Prices at the port jumped 19 percent this month with supplies disrupted
when 26 coal wagons derailed on June 21. Asian buying at the port has
risen because Pacific-region supplies are curbed by Australian
transport bottlenecks and fewer Chinese coal exports.
Transnet Ltd., South Africa's state-owned transport company, said
yesterday it carried 63.5 million tons of coal to Richards Bay by rail
in the year ended March 31, 5.2 percent less than the year before. At
the current average monthly rate, it will ship 57.6 million tons of
coal this year compared with export capacity of 76 million tons.

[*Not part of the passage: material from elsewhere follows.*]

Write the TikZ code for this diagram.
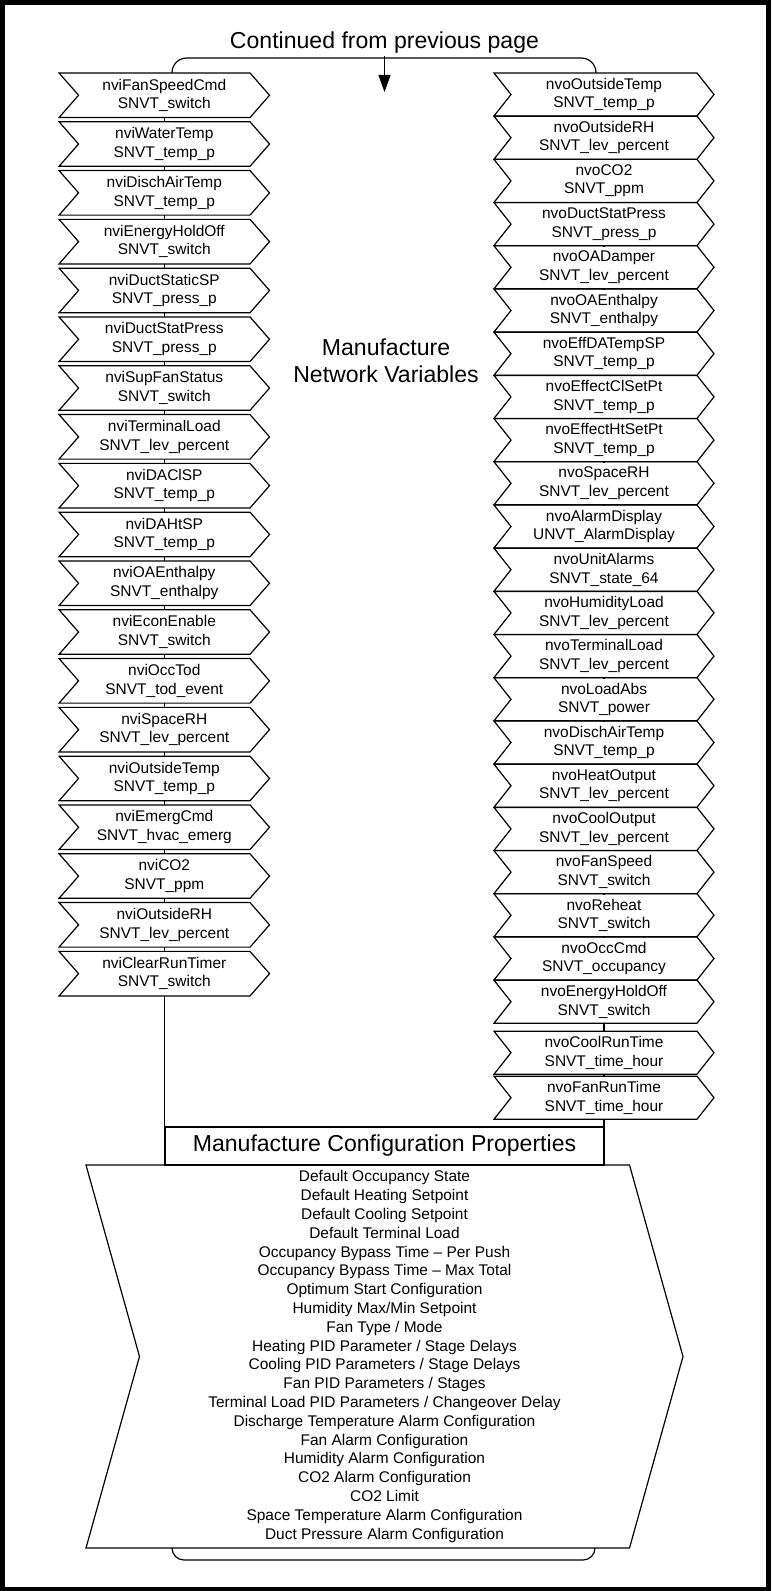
\documentclass[tikz,border=0pt]{standalone}
\usepackage{fontspec}
\setmainfont{Liberation Sans}
\usepackage{tikz}
\usetikzlibrary{positioning}
\usetikzlibrary{calc}
\usetikzlibrary{arrows.meta}

\newcommand{\nvfont}{\fontsize{11.6pt}{13.9pt}\selectfont}
\newcommand{\cpfont}{\fontsize{11.6pt}{14.1pt}\selectfont}
\newcommand{\headfont}{\fontsize{17.3pt}{20.3pt}\selectfont}

\tikzset{
    nvibox/.style={minimum width=128.6pt, minimum height=33.4pt, inner sep=0pt,
        outer sep=0pt, align=center, font=\nvfont},
    nvobox/.style={minimum width=139.5pt, minimum height=32.25pt, inner sep=0pt,
        outer sep=0pt, align=center, font=\nvfont},
    heading/.style={inner sep=1pt, align=center, font=\headfont},
}

\begin{document}
\begin{tikzpicture}[x=0.75pt, y=-0.75pt, line width=0.9pt]
    \useasboundingbox (0,0) rectangle (771,1591);
    \draw[line width=3.4pt] (2.25,2.25) rectangle (768.75,1588.75);

    \node[heading] (cont) at (384.5,43) {Continued from previous page};
    \coordinate (tip) at (384.5,92);
    \draw[-{Triangle[length=12.75pt,width=9pt]}] (cont.south) -- (tip);
    \draw[rounded corners=11pt] (172,73) -- (172,58) -- (596,58) -- (596,73);

    \node[nvibox] (nvi1) at (164.3,95.25) {nviFanSpeedCmd\\SNVT\_switch};
    \node[nvibox, below=3.2pt of nvi1] (nvi2) {nviWaterTemp\\SNVT\_temp\_p};
    \node[nvibox, below=3.2pt of nvi2] (nvi3) {nviDischAirTemp\\SNVT\_temp\_p};
    \node[nvibox, below=3.2pt of nvi3] (nvi4) {nviEnergyHoldOff\\SNVT\_switch};
    \node[nvibox, below=3.2pt of nvi4] (nvi5) {nviDuctStaticSP\\SNVT\_press\_p};
    \node[nvibox, below=3.2pt of nvi5] (nvi6) {nviDuctStatPress\\SNVT\_press\_p};
    \node[nvibox, below=3.2pt of nvi6] (nvi7) {nviSupFanStatus\\SNVT\_switch};
    \node[nvibox, below=3.2pt of nvi7] (nvi8) {nviTerminalLoad\\SNVT\_lev\_percent};
    \node[nvibox, below=3.2pt of nvi8] (nvi9) {nviDAClSP\\SNVT\_temp\_p};
    \node[nvibox, below=3.2pt of nvi9] (nvi10) {nviDAHtSP\\SNVT\_temp\_p};
    \node[nvibox, below=3.2pt of nvi10] (nvi11) {nviOAEnthalpy\\SNVT\_enthalpy};
    \node[nvibox, below=3.2pt of nvi11] (nvi12) {nviEconEnable\\SNVT\_switch};
    \node[nvibox, below=3.2pt of nvi12] (nvi13) {nviOccTod\\SNVT\_tod\_event};
    \node[nvibox, below=3.2pt of nvi13] (nvi14) {nviSpaceRH\\SNVT\_lev\_percent};
    \node[nvibox, below=3.2pt of nvi14] (nvi15) {nviOutsideTemp\\SNVT\_temp\_p};
    \node[nvibox, below=3.2pt of nvi15] (nvi16) {nviEmergCmd\\SNVT\_hvac\_emerg};
    \node[nvibox, below=3.2pt of nvi16] (nvi17) {nviCO2\\SNVT\_ppm};
    \node[nvibox, below=3.2pt of nvi17] (nvi18) {nviOutsideRH\\SNVT\_lev\_percent};
    \node[nvibox, below=3.2pt of nvi18] (nvi19) {nviClearRunTimer\\SNVT\_switch};

    \node[nvobox] (nvo1) at (604,94.5) {nvoOutsideTemp\\SNVT\_temp\_p};
    \node[nvobox, below=0.15pt of nvo1] (nvo2) {nvoOutsideRH\\SNVT\_lev\_percent};
    \node[nvobox, below=0.15pt of nvo2] (nvo3) {nvoCO2\\SNVT\_ppm};
    \node[nvobox, below=0.15pt of nvo3] (nvo4) {nvoDuctStatPress\\SNVT\_press\_p};
    \node[nvobox, below=0.15pt of nvo4] (nvo5) {nvoOADamper\\SNVT\_lev\_percent};
    \node[nvobox, below=0.15pt of nvo5] (nvo6) {nvoOAEnthalpy\\SNVT\_enthalpy};
    \node[nvobox, below=0.15pt of nvo6] (nvo7) {nvoEffDATempSP\\SNVT\_temp\_p};
    \node[nvobox, below=0.15pt of nvo7] (nvo8) {nvoEffectClSetPt\\SNVT\_temp\_p};
    \node[nvobox, below=0.15pt of nvo8] (nvo9) {nvoEffectHtSetPt\\SNVT\_temp\_p};
    \node[nvobox, below=0.15pt of nvo9] (nvo10) {nvoSpaceRH\\SNVT\_lev\_percent};
    \node[nvobox, below=0.15pt of nvo10] (nvo11) {nvoAlarmDisplay\\UNVT\_AlarmDisplay};
    \node[nvobox, below=0.15pt of nvo11] (nvo12) {nvoUnitAlarms\\SNVT\_state\_64};
    \node[nvobox, below=0.15pt of nvo12] (nvo13) {nvoHumidityLoad\\SNVT\_lev\_percent};
    \node[nvobox, below=0.15pt of nvo13] (nvo14) {nvoTerminalLoad\\SNVT\_lev\_percent};
    \node[nvobox, below=0.15pt of nvo14] (nvo15) {nvoLoadAbs\\SNVT\_power};
    \node[nvobox, below=0.15pt of nvo15] (nvo16) {nvoDischAirTemp\\SNVT\_temp\_p};
    \node[nvobox, below=0.15pt of nvo16] (nvo17) {nvoHeatOutput\\SNVT\_lev\_percent};
    \node[nvobox, below=0.15pt of nvo17] (nvo18) {nvoCoolOutput\\SNVT\_lev\_percent};
    \node[nvobox, below=0.15pt of nvo18] (nvo19) {nvoFanSpeed\\SNVT\_switch};
    \node[nvobox, below=0.15pt of nvo19] (nvo20) {nvoReheat\\SNVT\_switch};
    \node[nvobox, below=0.15pt of nvo20] (nvo21) {nvoOccCmd\\SNVT\_occupancy};
    \node[nvobox, below=0.15pt of nvo21] (nvo22) {nvoEnergyHoldOff\\SNVT\_switch};
    \node[nvobox, below=6pt of nvo22] (nvo23) {nvoCoolRunTime\\SNVT\_time\_hour};
    \node[nvobox, below=1.5pt of nvo23] (nvo24) {nvoFanRunTime\\SNVT\_time\_hour};

    \foreach \i in {1,...,19}
        \draw ($(nvi\i.north west)+(-19.5,0)$) -- (nvi\i.north east) -- ($(nvi\i.east)+(19.5,0)$)
            -- (nvi\i.south east) -- ($(nvi\i.south west)+(-19.5,0)$) -- (nvi\i.west) -- cycle;
    \foreach \i in {1,...,24}
        \draw ($(nvo\i.north west)+(-17,0)$) -- (nvo\i.north east) -- ($(nvo\i.east)+(17,0)$)
            -- (nvo\i.south east) -- ($(nvo\i.south west)+(-17,0)$) -- (nvo\i.west) -- cycle;
    \foreach \i [count=\j from 2] in {1,...,18}
        \draw (nvi\i.south) -- (nvi\j.north);
    \foreach \i [count=\j from 2] in {1,...,23}
        \draw (nvo\i.south) -- (nvo\j.north);

    \node[heading] (mnv) at (386,360.5) {Manufacture\\Network Variables};

    \node[draw, minimum width=329.25pt, minimum height=28.5pt, inner sep=0pt, outer sep=0pt,
        font=\headfont] (cptitle) at (384.5,1146) {Manufacture Configuration Properties};
    \node[minimum width=367.5pt, minimum height=287.25pt, inner sep=0pt, outer sep=0pt,
        align=center, font=\cpfont, below=0pt of cptitle] (cplist) {Default Occupancy State\\
        Default Heating Setpoint\\
        Default Cooling Setpoint\\
        Default Terminal Load\\
        Occupancy Bypass Time – Per Push\\
        Occupancy Bypass Time – Max Total\\
        Optimum Start Configuration\\
        Humidity Max/Min Setpoint\\
        Fan Type / Mode\\
        Heating PID Parameter / Stage Delays\\
        Cooling PID Parameters / Stage Delays\\
        Fan PID Parameters / Stages\\
        Terminal Load PID Parameters / Changeover Delay\\
        Discharge Temperature Alarm Configuration\\
        Fan Alarm Configuration\\
        Humidity Alarm Configuration\\
        CO2 Alarm Configuration\\
        CO2 Limit\\
        Space Temperature Alarm Configuration\\
        Duct Pressure Alarm Configuration};
    \draw ($(cplist.north west)+(-53.5,0)$) -- (cplist.north east) -- ($(cplist.east)+(53.5,0)$)
        -- (cplist.south east) -- ($(cplist.south west)+(-53.5,0)$) -- (cplist.west) -- cycle;

    \draw (nvi19.south) -- (nvi19.south |- cptitle.north);
    \draw (nvo24.south) -- (nvo24.south |- cptitle.north);
    \draw[rounded corners=9pt] (172,1548) -- (172,1560) -- (595,1560) -- (595,1548);
\end{tikzpicture}
\end{document}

While Richards Bay is the world's biggest coal-export terminal,
Australia's Newcastle port ships more of the fuel from two terminals.
Prices at Newcastle, a benchmark for Asia, jumped to a record for a
fifth week as demand rose from countries including India and China.
Newcastle Port
Prices at the New South Wales port rose $9.44, or 5.8 percent, to
$172.10 a ton in the week ended June 27, according to the globalCOAL
NEWC Index. That's higher than Richards Bay and may spur purchases of
South African coal as buyers seek cheaper supplies.
The cost of shipping coal fell 16 percent this month, according to the
Baltic Dry Index, a measure of commodity- shipping prices, last updated
on June 27.
Coal derivatives, financial instruments used to bet on future prices,
climbed to a record for a third day. Coal for delivery to Amsterdam,
Rotterdam or Antwerp with settlement next year advanced $4.50, or 2.2
percent, to $212 a ton by 4:33 p.m. in London, according to ICAP Plc
prices supplied to Bloomberg.
Generators in the 27-nation European Union need permits to burn fossil
fuels, with coal needing twice as many as cleaner natural gas. RWE AG's
Didcot A generator in the U.K. is one unit that can switch between the
fuels.
Coal Derivatives
A U.K. power utility could make a profit of about 21.90 pounds ($43.56)
a megawatt-hour burning Dutch-delivery coal compared with 11.40 pounds
burning U.K. natural gas in the six months through September 2009, the
clean spark-spread and clean dark-spread show.
The spreads are calculated using the forward prices today for power,
gas, coal and permits from energy brokers and exchanges published by
Bloomberg.
Coal generates 40 percent of the world's electricity, according to German coal-importer group Verein der Kohlenimporteure E.V.